Many investors target $100–$200 per unit per month as a minimum. Experienced investors aim for $200–$300+ per unit. The exact target depends on your market, property price, and risk tolerance. Cheap properties in affordable markets can generate $300+ per unit; expensive properties may yield $50–100.
The most common reasons are underestimating expenses. Many investors forget to include vacancy, maintenance reserves, property management, and rising insurance costs. Additionally, high interest rates can compress cash flow on recently purchased properties. Always use real, verified numbers.
It depends on your strategy. Appreciation-focused investors in high-growth markets sometimes accept negative cash flow, banking on value increase. However, negative cash flow requires reserves to cover the shortfall and carries more risk. Most financial advisors recommend positive cash flow as a baseline.
Budget a vacancy allowance as a percentage of gross rent — typically 5% for strong markets, 8–10% for average markets. This means 5–10% of the year, the property earns no rent. Spread this cost evenly across all months rather than modeling actual vacant periods.

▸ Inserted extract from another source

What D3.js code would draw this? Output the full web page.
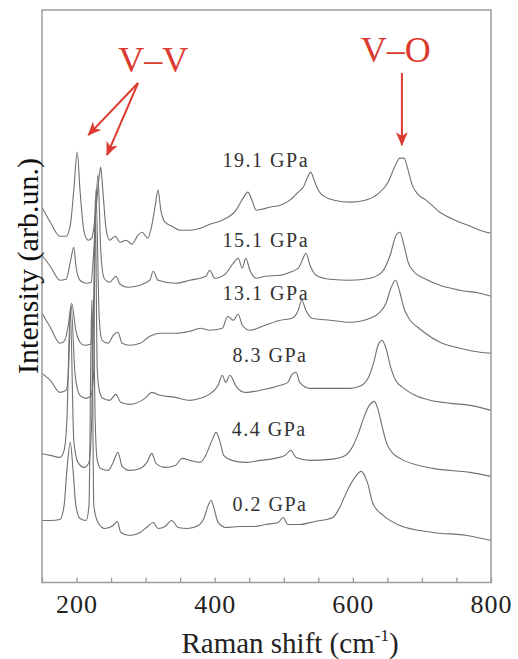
<!DOCTYPE html>
<html>
<head>
<meta charset="utf-8">
<script src="https://cdn.jsdelivr.net/npm/d3@7"></script>
<style>
  html, body { margin: 0; padding: 0; background: #fff; }
  svg { display: block; }
  svg text { font-family: "Liberation Serif", "Times New Roman", Tinos, "Nimbus Roman", "DejaVu Serif", "Noto Serif", serif; }
</style>
</head>
<body>
<div id="chart"></div>
<script>
// Raman spectra under pressure: [Raman shift (cm^-1), intensity (arb. un., stacked)]
const spec19_1 = [[150,37.5],[162,36.0],[176,34.6],[185,34.6],[191,35.7],[196,39.2],[201,43.0],[205,39.2],[211,35.0],[217,34.2],[222,34.4],[228,37.2],[233,40.7],[235,41.5],[238,39.2],[243,35.2],[248,34.2],[256,34.6],[263,34.0],[272,34.2],[280,33.8],[289,34.7],[295,35.0],[303,34.4],[309,35.7],[314,37.7],[318,39.2],[322,37.2],[328,36.0],[338,35.6],[350,35.2],[364,35.2],[379,35.4],[393,35.8],[411,36.2],[431,37.2],[442,38.5],[448,39.0],[454,38.2],[460,37.2],[468,37.3],[480,37.5],[495,37.7],[509,38.2],[521,39.0],[529,39.6],[535,40.6],[539,41.0],[544,40.2],[550,39.2],[558,38.6],[573,38.2],[596,38.0],[618,38.2],[636,38.8],[651,40.0],[661,41.6],[668,42.4],[674,42.4],[680,41.2],[686,39.7],[694,38.8],[706,38.2],[726,37.0],[748,36.2],[770,35.6],[784,35.2],[800,34.9]];
const spec15_1 = [[150,32.7],[162,31.6],[176,30.2],[185,30.3],[191,32.0],[196,33.5],[199,31.7],[205,30.2],[214,29.9],[221,30.0],[225,33.2],[231,40.7],[235,33.2],[240,30.4],[248,30.0],[257,30.6],[263,29.8],[274,29.5],[292,29.7],[306,30.2],[311,31.1],[318,30.2],[343,29.9],[364,30.2],[387,30.6],[393,31.2],[400,30.4],[415,30.8],[427,31.9],[434,32.4],[440,31.4],[445,32.4],[451,31.2],[460,30.4],[473,30.6],[495,30.7],[509,31.0],[521,31.4],[528,32.4],[532,32.9],[538,31.7],[547,30.7],[567,30.3],[596,30.2],[625,30.4],[642,31.0],[654,32.7],[662,34.6],[668,35.0],[674,33.7],[680,32.0],[689,31.0],[703,30.4],[726,29.7],[755,29.2],[784,28.9],[800,28.6]];
const spec13_1 = [[150,26.9],[162,25.5],[176,23.9],[183,24.2],[188,25.7],[193,27.9],[199,25.2],[205,24.0],[211,23.7],[220,23.8],[224,26.2],[228,39.2],[233,26.2],[237,24.2],[246,23.9],[253,24.7],[260,25.0],[266,23.9],[277,23.7],[292,23.9],[306,24.6],[321,24.9],[343,24.9],[364,25.1],[379,25.4],[393,25.2],[411,25.4],[419,26.6],[427,26.2],[434,26.8],[440,25.7],[451,25.2],[473,25.7],[495,26.2],[512,26.4],[521,27.2],[526,28.2],[532,27.2],[541,26.4],[567,26.2],[596,26.0],[625,26.4],[639,27.0],[648,27.9],[655,29.4],[662,30.2],[668,29.0],[674,27.4],[683,26.2],[694,25.5],[703,25.0],[726,24.0],[755,23.4],[784,23.0],[800,22.9]];
const spec8_3 = [[150,20.9],[162,20.2],[176,19.0],[185,19.2],[188,20.7],[192,27.7],[198,20.7],[205,18.7],[214,18.4],[221,18.7],[225,21.2],[227,38.2],[230,21.2],[233,19.2],[238,18.4],[248,18.2],[257,18.8],[264,18.0],[277,17.8],[299,18.4],[309,19.0],[321,18.7],[343,18.5],[364,18.2],[379,18.4],[396,19.0],[405,19.7],[411,20.7],[416,20.0],[422,20.7],[431,19.6],[444,19.0],[466,19.2],[495,19.7],[506,20.0],[512,20.8],[518,21.0],[523,20.0],[538,19.4],[567,19.4],[596,19.4],[610,19.6],[622,20.4],[631,22.2],[636,23.6],[642,24.2],[648,23.4],[654,21.7],[662,20.2],[674,19.4],[690,18.7],[712,18.2],[741,17.9],[770,17.7],[800,17.2]];
const spec4_4 = [[150,12.9],[162,12.7],[176,12.5],[182,13.2],[186,16.2],[191,27.2],[196,14.2],[202,12.0],[211,11.5],[218,12.0],[222,16.2],[224,28.4],[227,16.2],[230,12.2],[235,11.4],[246,11.2],[253,12.0],[260,13.0],[266,11.6],[277,11.2],[292,11.4],[302,12.0],[309,12.9],[315,11.9],[328,11.5],[343,11.7],[353,12.4],[364,12.2],[379,12.0],[387,12.7],[396,14.2],[402,15.0],[408,14.0],[413,12.7],[425,12.2],[444,12.0],[466,12.2],[487,12.4],[502,12.7],[510,13.2],[518,12.5],[538,12.2],[567,12.3],[589,12.7],[599,13.5],[608,14.9],[616,16.5],[623,17.6],[631,18.1],[636,17.4],[642,15.7],[649,13.9],[658,12.9],[668,12.4],[716,11.4],[770,11.0],[800,10.6]];
const spec0_2 = [[150,6.2],[162,6.2],[176,6.3],[182,7.7],[186,11.2],[191,14.0],[195,11.2],[199,7.7],[205,6.4],[214,6.2],[218,7.7],[222,28.2],[225,7.7],[231,6.0],[241,5.4],[253,5.7],[259,6.1],[264,5.0],[277,4.7],[292,5.0],[303,5.6],[311,6.0],[318,5.4],[328,5.6],[338,6.2],[347,5.5],[361,5.4],[376,5.7],[385,6.5],[390,7.6],[395,8.2],[399,7.4],[405,6.0],[416,5.5],[437,5.6],[458,5.6],[474,5.8],[492,6.0],[499,6.5],[506,5.8],[523,5.8],[545,6.1],[571,6.5],[581,7.5],[592,9.2],[603,10.5],[612,11.1],[621,10.0],[629,7.9],[644,6.7],[668,5.7],[716,5.0],[765,4.7],[800,4.2]];

const spectra = [spec19_1, spec15_1, spec13_1, spec8_3, spec4_4, spec0_2];
const pressures = ["19.1 GPa", "15.1 GPa", "13.1 GPa", "8.3 GPa", "4.4 GPa", "0.2 GPa"];

const shiftTicks = d3.range(150, 801, 50);
const shiftTickLabels = [200, 400, 600, 800];

// label anchors for each pressure, in data space [shift, intensity]
const pressureLabelAt = [[474,41.5],[474,33.5],[474,28.2],[480,22.0],[479,14.6],[480,7.1]];

// band assignment annotations, in data space
const bandLabels = [
  { text: "V\u2013V", at: [311, 51.0] },
  { text: "V\u2013O", at: [662, 52.0] }
];
const bandArrows = [
  { from: [289, 49.9], to: [217, 44.7] },
  { from: [289, 49.9], to: [244, 42.7] },
  { from: [671, 50.9], to: [671, 43.7] }
];

const W = 518, H = 659;
const margin = { left: 42, right: 27, top: 10, bottom: 76.5 };
const red = "#dc3a2e";
const serif = "'Liberation Serif', 'Times New Roman', Tinos, 'Nimbus Roman', 'DejaVu Serif', 'Noto Serif', serif";

const svg = d3.select("#chart").append("svg")
  .attr("width", W).attr("height", H)
  .attr("font-family", serif);

const x = d3.scaleLinear().domain([150, 800]).range([margin.left, W - margin.right]);
const y = d3.scaleLinear().domain([0, 57.2]).range([H - margin.bottom, margin.top]);

// spectra
const line = d3.line()
  .x(d => x(d[0]))
  .y(d => y(d[1]))
  .curve(d3.curveMonotoneX);

svg.append("g").selectAll("path")
  .data(spectra)
  .join("path")
  .attr("d", line)
  .attr("fill", "none")
  .attr("stroke", "#707070")
  .attr("stroke-width", 1.1)
  .attr("stroke-linejoin", "round");

// pressure labels
svg.append("g").selectAll("text")
  .data(pressures)
  .join("text")
  .attr("x", (d, i) => x(pressureLabelAt[i][0]))
  .attr("y", (d, i) => y(pressureLabelAt[i][1]))
  .attr("text-anchor", "middle")
  .attr("font-size", 20)
  .attr("letter-spacing", 1.5)
  .attr("fill", "#333")
  .text(d => d);

// frame
svg.append("rect")
  .attr("x", x(150)).attr("y", y(57.2))
  .attr("width", x(800) - x(150))
  .attr("height", y(0) - y(57.2))
  .attr("fill", "none")
  .attr("stroke", "#9a9a9a")
  .attr("stroke-width", 1.5);

// bottom axis with inward ticks
const xAxis = d3.axisBottom(x)
  .tickValues(shiftTicks)
  .tickSizeInner(-5)
  .tickSizeOuter(0)
  .tickPadding(12)
  .tickFormat(d => shiftTickLabels.includes(d) ? d : "");

const gx = svg.append("g")
  .attr("transform", `translate(0,${y(0)})`)
  .call(xAxis)
  .attr("font-family", serif);
gx.select(".domain").remove();
gx.selectAll(".tick line").attr("stroke", "#9a9a9a").attr("stroke-width", 1.3);
gx.selectAll(".tick text")
  .attr("font-size", 26)
  .attr("letter-spacing", 1)
  .attr("fill", "#222");

// axis titles
const xt = svg.append("text")
  .attr("x", 290).attr("y", 653)
  .attr("text-anchor", "middle")
  .attr("font-size", 29)
  .attr("fill", "#222");
xt.append("tspan").text("Raman shift (cm");
xt.append("tspan").attr("font-size", 17).attr("dy", -12).text("-1");
xt.append("tspan").attr("dy", 12).text(")");

svg.append("text")
  .attr("transform", "rotate(-90)")
  .attr("x", -266).attr("y", 38)
  .attr("text-anchor", "middle")
  .attr("font-size", 30)
  .attr("fill", "#111")
  .text("Intensity (arb.un.)");

// band annotations
const defs = svg.append("defs");
defs.append("marker")
  .attr("id", "head")
  .attr("markerUnits", "userSpaceOnUse")
  .attr("viewBox", "0 0 14 12")
  .attr("refX", 13).attr("refY", 6)
  .attr("markerWidth", 14).attr("markerHeight", 12)
  .attr("orient", "auto")
  .append("path")
  .attr("d", "M0,0 L14,6 L0,12 L4,6 Z")
  .attr("fill", red);

svg.append("g").selectAll("line")
  .data(bandArrows)
  .join("line")
  .attr("x1", d => x(d.from[0])).attr("y1", d => y(d.from[1]))
  .attr("x2", d => x(d.to[0])).attr("y2", d => y(d.to[1]))
  .attr("stroke", red)
  .attr("stroke-width", 2)
  .attr("marker-end", "url(#head)");

svg.append("g").selectAll("text")
  .data(bandLabels)
  .join("text")
  .attr("x", d => x(d.at[0])).attr("y", d => y(d.at[1]))
  .attr("text-anchor", "middle")
  .attr("font-size", 36)
  .attr("fill", red)
  .text(d => d.text);
</script>
</body>
</html>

No. Cash flow is the money left after ALL payments including the full mortgage payment (principal + interest). However, the principal portion of your mortgage builds equity — it's wealth accumulation, not an expense. Consider it separately in your total ROI analysis.
Multi-unit properties often have better cash flow per dollar invested because expenses like insurance, roofing, and management are shared across units. A duplex doesn't cost twice as much to insure or maintain as a single-family home but generates twice the rent.